After breaking a leg in an on-stage fall in 1979, Dietrich decided it was time to call it quits and became a recluse, retreating to her apartment in Paris. When Maximilian Schell made his 1984 Oscar nominated documentary about her called simply Marlene, she allowed herself to be interviewed, but not seen. She was still fascinating as always.
Marlene Dietrich died on May 6, 1992 a little more than four months into her 91st year.
ESSENTIAL FILMS
THE BLUE ANGEL (1930), directed by Josef von Sternberg
Europe got to see the original German masterpiece early in 1930. U.S. audiences, which didn’t get to see it until December (New York) or the following year (L.A. and the rest of the country) got a watered down English language version with the same stars – Emil Jannings and the hypnotic Marlene Dietrich. The original German version wasn’t shown in the U.S. until the 1970s. Oscar voters given a choice between the toned down Dietrich of The Blue Angel and the unadulterated Dietrich of Morocco chose the latter, but had the original German version of the former been available to them, one suspects the outcome would have been different.
DESTRY RIDES AGAIN (1939), directed by George Marshall
Coming off a disappointing few years, Dietrich reinvented herself and resurrected her career with her sardonic portrayal of Frenchy, the saloon singer, opposite James Stewart in one of his signature roles as the sheriff who refuses to wear a gun. This was actually the second of five filmed versions so far of the Max Brand novel, which also became a Broadway musical in 1959 with Andy Griffith and Dolores Gay. It had been filmed earlier with Tom Mix, later with Audie Murphy, then as a TV series and even a German film.
A FOREIGN AFFAIR (1948), directed by Billy Wilder
Jean Arthur as an uptight congresswoman only partially thawed by Army Lt. John Lund is no match for the scintillating Dietrich as an ex-Nazi café singer with prior dibs on Lund. As she would again be two years later in support of Jane Wyman in Alfred Hitchcock’s Stage Fright, Dietrich may not have been top billed but she was definitely top dog. She sings six songs including the Rodgers & Hart perennial “Isn’t It Romantic” and one of her signature tunes, “Black Market” written expressly for her by Friedrich Hollaender.
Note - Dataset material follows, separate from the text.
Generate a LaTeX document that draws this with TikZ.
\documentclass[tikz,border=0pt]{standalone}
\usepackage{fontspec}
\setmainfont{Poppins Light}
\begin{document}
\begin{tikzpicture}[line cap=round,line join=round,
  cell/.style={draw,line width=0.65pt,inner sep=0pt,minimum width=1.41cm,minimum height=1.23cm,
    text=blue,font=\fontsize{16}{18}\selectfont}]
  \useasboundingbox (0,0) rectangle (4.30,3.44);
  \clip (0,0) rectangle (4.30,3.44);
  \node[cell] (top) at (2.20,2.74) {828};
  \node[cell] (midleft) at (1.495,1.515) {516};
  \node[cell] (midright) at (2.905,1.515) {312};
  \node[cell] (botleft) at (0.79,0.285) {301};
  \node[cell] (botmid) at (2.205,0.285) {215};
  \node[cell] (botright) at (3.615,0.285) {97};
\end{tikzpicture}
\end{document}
WITNESS FOR THE PROSECUTION (1957), directed by Billy Wilder
Tyrone Power received top billing and Charles Laughton and Elsa Lanchester received Oscar nominations, but the standout performance in the film belonged to Dietrich as the title character, a German war bride whose husband (Power) is accused of killing an old lady for her money. The film has multiple surprises at the end, most of them centered around Dietrich who is completely riveting and very touching. It’s long been rumored that Dietrich failed to receive an Oscar nomination because no one could believed she wasn’t dubbed in a key scene. She wasn’t.
JUDGMENT AT NUREMBERG (1961), directed by Stanley Kramer
Maximilian Schell won an Oscar for his brilliant portrayal of the German defense attorney at the 1948 tribunal of Germany’s Nazi era judges. Spencer Tracy bringing his moral authority to the fore as the presiding American judge and Montgomery Clift and Judy Garland in touching cameos as victims of Nazi atrocities were all nominated but the always underrated Dietrich was once again overlooked for a performance that is right up there with them. Playing a German aristocrat, the widow of a German soldier at whose home Tracy is billeted, she lends tremendous presence to her scenes with Tracy, which are basically the only non-harrowing scenes in the film.